Aim of the task - Out of the lines below, please list those that hold the string "this".

# start of Data excerpts

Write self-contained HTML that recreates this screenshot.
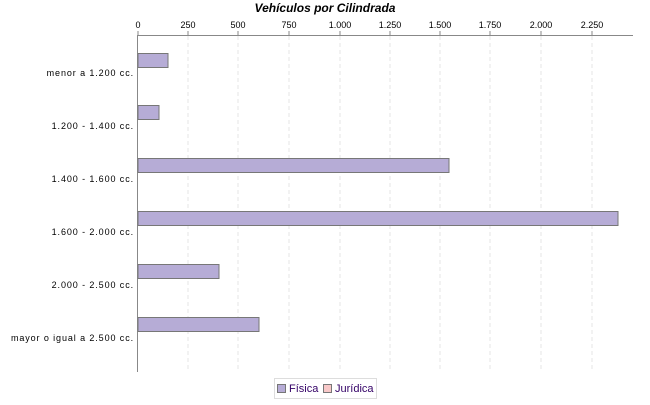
<!DOCTYPE html>
<html><head><meta charset="utf-8"><style>
body{margin:0;background:#fff;}
svg text{font-family:"Liberation Sans",sans-serif;}
</style></head><body>
<svg width="650" height="400" xmlns="http://www.w3.org/2000/svg">
<rect width="650" height="400" fill="#fff"/>
<text x="325" y="12" text-anchor="middle" font-size="12" font-weight="bold" font-style="italic">Vehículos por Cilindrada</text>
<g stroke="#e4e4e4" stroke-dasharray="4,3">
<line x1="188" y1="36" x2="188" y2="372"/><line x1="238" y1="36" x2="238" y2="372"/>
<line x1="289" y1="36" x2="289" y2="372"/><line x1="340" y1="36" x2="340" y2="372"/>
<line x1="390" y1="36" x2="390" y2="372"/><line x1="440" y1="36" x2="440" y2="372"/>
<line x1="490" y1="36" x2="490" y2="372"/><line x1="541" y1="36" x2="541" y2="372"/>
<line x1="592" y1="36" x2="592" y2="372"/>
</g>
<line x1="138" y1="35.5" x2="633" y2="35.5" stroke="#888"/>
<line x1="137.5" y1="35" x2="137.5" y2="372" stroke="#888"/>
<g stroke="#888"><line x1="138" y1="31" x2="138" y2="35"/><line x1="188" y1="31" x2="188" y2="35"/><line x1="238" y1="31" x2="238" y2="35"/><line x1="289" y1="31" x2="289" y2="35"/><line x1="340" y1="31" x2="340" y2="35"/><line x1="390" y1="31" x2="390" y2="35"/><line x1="440" y1="31" x2="440" y2="35"/><line x1="490" y1="31" x2="490" y2="35"/><line x1="541" y1="31" x2="541" y2="35"/><line x1="592" y1="31" x2="592" y2="35"/></g>
<g font-size="9" text-anchor="middle">
<text x="138" y="28">0</text><text x="188" y="28">250</text><text x="238" y="28">500</text><text x="289" y="28">750</text><text x="340" y="28">1.000</text><text x="390" y="28">1.250</text><text x="440" y="28">1.500</text><text x="490" y="28">1.750</text><text x="541" y="28">2.000</text><text x="592" y="28">2.250</text>
</g>
<g fill="#b6acd6" stroke="#777">
<rect x="138" y="53.5" width="30" height="14"/>
<rect x="138" y="105.5" width="21" height="14"/>
<rect x="138" y="158.5" width="311" height="14"/>
<rect x="138" y="211.5" width="480" height="14"/>
<rect x="138" y="264.5" width="81" height="14"/>
<rect x="138" y="317.5" width="121" height="14"/>
</g>
<g font-size="9" text-anchor="end" letter-spacing="0.9">
<text x="134" y="76">menor a 1.200 cc.</text>
<text x="134" y="129">1.200 - 1.400 cc.</text>
<text x="134" y="182">1.400 - 1.600 cc.</text>
<text x="134" y="235">1.600 - 2.000 cc.</text>
<text x="134" y="288">2.000 - 2.500 cc.</text>
<text x="134" y="341">mayor o igual a 2.500 cc.</text>
</g>
<rect x="274.5" y="378.5" width="102" height="20" fill="#fff" stroke="#ddd"/>
<rect x="277.5" y="384.5" width="8" height="8" fill="#b6acd6" stroke="#777"/>
<text x="289" y="392" font-size="11" fill="#330066">Física</text>
<rect x="323.5" y="384.5" width="8" height="8" fill="#f8c8c8" stroke="#777"/>
<text x="335" y="392" font-size="11" fill="#330066">Jurídica</text>
</svg>
</body></html>
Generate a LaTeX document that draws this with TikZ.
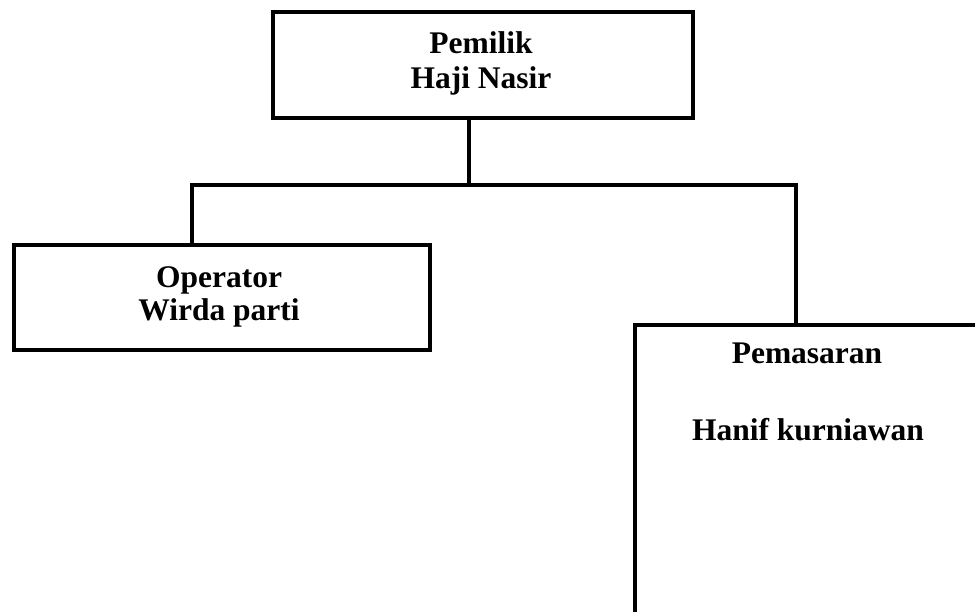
\documentclass[tikz,border=0pt]{standalone}
\usepackage{fontspec}
\setmainfont{Liberation Serif}
\begin{document}
\begin{tikzpicture}[x=1pt,y=-1pt,
  box/.style={draw=black,line width=3.6pt,rectangle,inner sep=0pt,anchor=north west},
  txt/.style={font=\fontsize{31.5}{34}\selectfont\bfseries,align=center,inner sep=0pt},
  conn/.style={draw=black,line width=3.6pt,line cap=rect,line join=miter}]
\useasboundingbox (0,0) rectangle (975,611);
\clip (0,0) rectangle (975,611);
% boxes
\node[box,minimum width=420pt,minimum height=106pt] (top) at (271,10) {};
\node[box,minimum width=416pt,minimum height=105pt] (op) at (12,243) {};
\node[box,minimum width=420pt,minimum height=340pt] (pem) at (633,323) {};
% texts
\node[txt,anchor=base] (topA) at (481,53) {Pemilik};
\node[txt,anchor=base] (topB) at (481,88) {Haji Nasir};
\node[txt,anchor=base] (opA) at (219,287) {Operator};
\node[txt,anchor=base] (opB) at (219,320) {Wirda parti};
\node[txt,anchor=base] (pemA) at (807,363) {Pemasaran};
\node[txt,anchor=base] (pemB) at (808,440) {Hanif kurniawan};
% connectors
\coordinate (j) at (469,185);
\coordinate (lj) at (192,185);
\coordinate (rj) at (796,185);
\draw[conn] (top.south -| j) -- (j);
\draw[conn] (op.north -| lj) -- (lj) -- (rj) -- (pem.north -| rj);
\end{tikzpicture}
\end{document}
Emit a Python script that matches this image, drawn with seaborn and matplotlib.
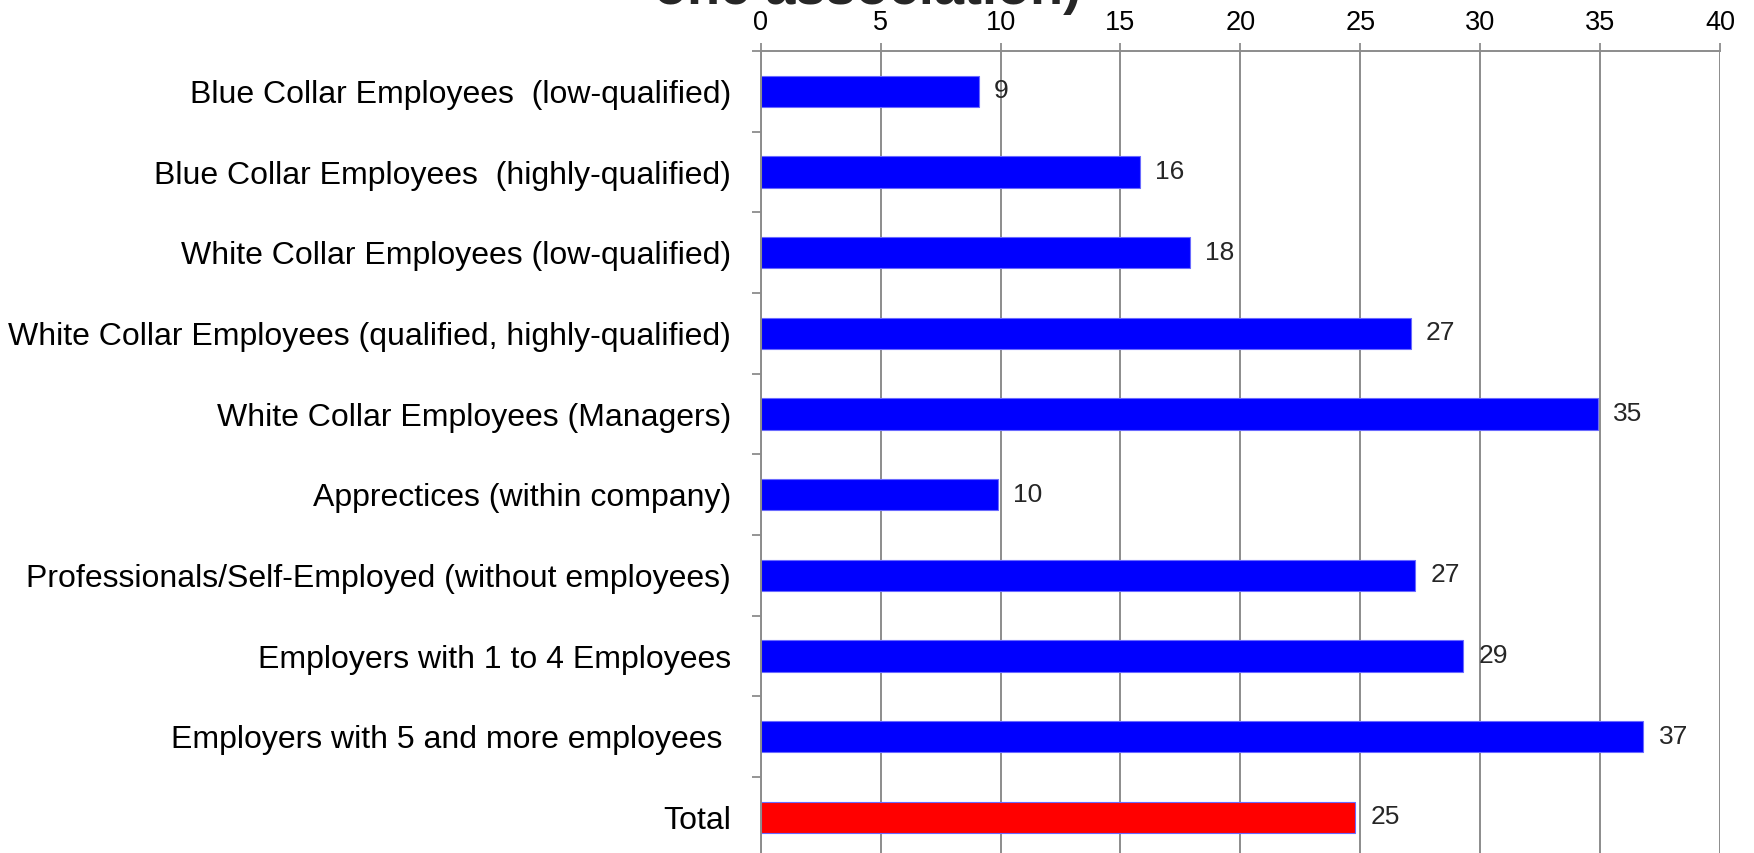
import matplotlib
matplotlib.use("Agg")
import matplotlib.pyplot as plt
import seaborn as sns
import pandas as pd
import numpy as np

categories = [
    "Blue Collar Employees  (low-qualified)",
    "Blue Collar Employees  (highly-qualified)",
    "White Collar Employees (low-qualified)",
    "White Collar Employees (qualified, highly-qualified)",
    "White Collar Employees (Managers)",
    "Apprectices (within company)",
    "Professionals/Self-Employed (without employees)",
    "Employers with 1 to 4 Employees",
    "Employers with 5 and more employees ",
    "Total",
]
values = [9.1, 15.8, 17.9, 27.1, 34.9, 9.9, 27.3, 29.3, 36.8, 24.8]
groups = ["group"] * 9 + ["total"]
group_colors = {"group": "#0000FF", "total": "#FF0000"}
x_ticks = [0, 5, 10, 15, 20, 25, 30, 35, 40]
title_text = "one association)"

df = pd.DataFrame({"category": categories, "value": values, "group": groups})

sns.set_theme(style="white")
plt.rcParams["font.family"] = ["Liberation Sans", "DejaVu Sans"]

W, H = 1754, 853
fig = plt.figure(figsize=(W / 100, H / 100 + 1e-4), dpi=100)
ax = fig.add_axes([760.7 / W, 1 - 857.7 / H, 959.3 / W, 806.7 / H])

sns.barplot(
    data=df, y="category", x="value", hue="group", palette=group_colors,
    orient="h", width=0.39, dodge=False, legend=False, ax=ax,
    edgecolor="#6a6aff", linewidth=0.8, saturation=1,
)
ax.set_ylim(9.5, -0.5)
ax.set_xlim(0, 40)
ax.set_xlabel("")
ax.set_ylabel("")

grid_c = "#8c8c8c"
ax.xaxis.tick_top()
ax.set_xticks(x_ticks)
ax.set_xticklabels([str(t) for t in x_ticks], fontsize=19.5)
ax.tick_params(axis="x", which="major", direction="out", length=6,
               width=1.3, color=grid_c, pad=5, labelcolor="black")
ax.grid(axis="x", color=grid_c, linewidth=1.4)
ax.grid(axis="y", visible=False)
ax.set_axisbelow(True)

ax.set_yticks(np.arange(len(categories)))
ax.set_yticklabels(categories, fontsize=23)
ax.set_yticks(np.arange(-0.5, len(categories), 1), minor=True)
ax.tick_params(axis="y", which="major", length=0, pad=21.5, labelcolor="black")
ax.tick_params(axis="y", which="minor", left=True, direction="out",
               length=6.5, width=1.3, color=grid_c)

for side in ["right", "bottom"]:
    ax.spines[side].set_visible(False)
for side in ["top", "left"]:
    ax.spines[side].set_visible(True)
    ax.spines[side].set_color(grid_c)
    ax.spines[side].set_linewidth(1.4)

for container in ax.containers:
    ax.bar_label(container, fmt="%.0f", padding=11, fontsize=19)

fig.text(776 / 1568, 1 - 4 / H, title_text, ha="center", va="baseline",
         fontsize=39, fontweight="bold")

fig.savefig("out.png", dpi=100)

# end of Data excerpts

Worked solution -
Write self-contained HTML that recreates this screenshot.
Generate a LaTeX document that draws this with TikZ.
Emit a Python script that matches this image, drawn with seaborn and matplotlib.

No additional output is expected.